## BEGIN

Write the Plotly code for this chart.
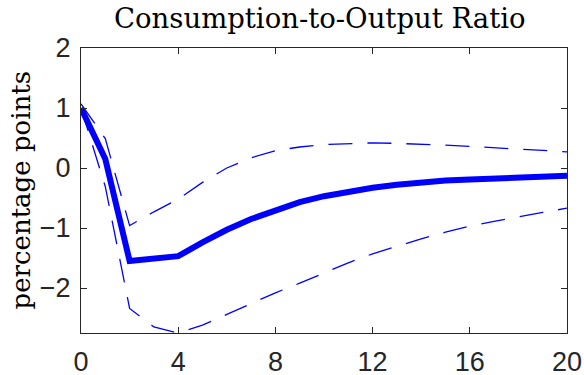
import plotly.graph_objects as go

horizon = list(range(21))
median = [1.0, 0.15, -1.55, -1.51, -1.47, -1.24, -1.03, -0.85, -0.70, -0.57, -0.47, -0.39, -0.33,
          -0.28, -0.24, -0.21, -0.19, -0.17, -0.155, -0.14, -0.13]
upper = [1.07, 0.49, -0.96, -0.73, -0.52, -0.24, 0.0, 0.17, 0.29, 0.35, 0.39, 0.41, 0.42,
         0.41, 0.40, 0.38, 0.36, 0.34, 0.32, 0.30, 0.27]
lower = [1.0, -0.31, -2.34, -2.65, -2.75, -2.62, -2.44, -2.26, -2.08, -1.92, -1.75, -1.58, -1.43,
         -1.30, -1.18, -1.07, -0.97, -0.89, -0.81, -0.74, -0.67]
x_ticks = [0, 4, 8, 12, 16, 20]
y_ticks = [-2, -1, 0, 1, 2]

blue = "#0000FF"
axis_col = "#262626"

fig = go.Figure()
for band in (upper, lower):
    fig.add_trace(go.Scatter(x=horizon, y=band, mode="lines",
                             line=dict(color=blue, width=1.3, dash="24px,15px"),
                             showlegend=False, hoverinfo="skip"))
fig.add_trace(go.Scatter(x=horizon, y=median, mode="lines",
                         line=dict(color=blue, width=6), showlegend=False))

axis_common = dict(showgrid=False, zeroline=False, showline=True, linecolor=axis_col,
                   linewidth=1.2, mirror="ticks", ticks="inside", ticklen=6,
                   tickcolor=axis_col, tickwidth=1, automargin=False,
                   tickfont=dict(family="Liberation Sans, Arial, sans-serif", size=27, color=axis_col))
fig.update_xaxes(range=[0, 20], tickvals=x_ticks, ticklabelstandoff=4, **axis_common)
fig.update_yaxes(range=[-2.75, 2], tickvals=y_ticks, ticklabelstandoff=4, **axis_common)

fig.update_layout(
    template="none",
    width=584, height=375,
    margin=dict(l=81, r=17, t=48, b=42),
    plot_bgcolor="white", paper_bgcolor="white",
    annotations=[
        dict(text="Consumption-to-Output Ratio", xref="paper", yref="paper",
             x=0.5, xshift=-4, y=1, yshift=12, xanchor="center", yanchor="bottom", showarrow=False,
             font=dict(family="DejaVu Serif", size=27.5, color="black")),
        dict(text="percentage points", xref="paper", yref="paper",
             x=0, xshift=-61, y=0.5, xanchor="center", yanchor="middle", textangle=-90,
             showarrow=False, font=dict(family="DejaVu Serif", size=26, color="black")),
    ],
)
# remove the page's default 8px body margin so the figure fills the window
fig.write_html("out.html", config={"displayModeBar": False},
               post_script="document.body.style.margin='0';")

## END

Task directions: Up to and including the line containing "import plotly.graph_objects as go", repeat every line from the start of the data, but none of the pictures.

Expected answer:
Write the Plotly code for this chart.
import plotly.graph_objects as go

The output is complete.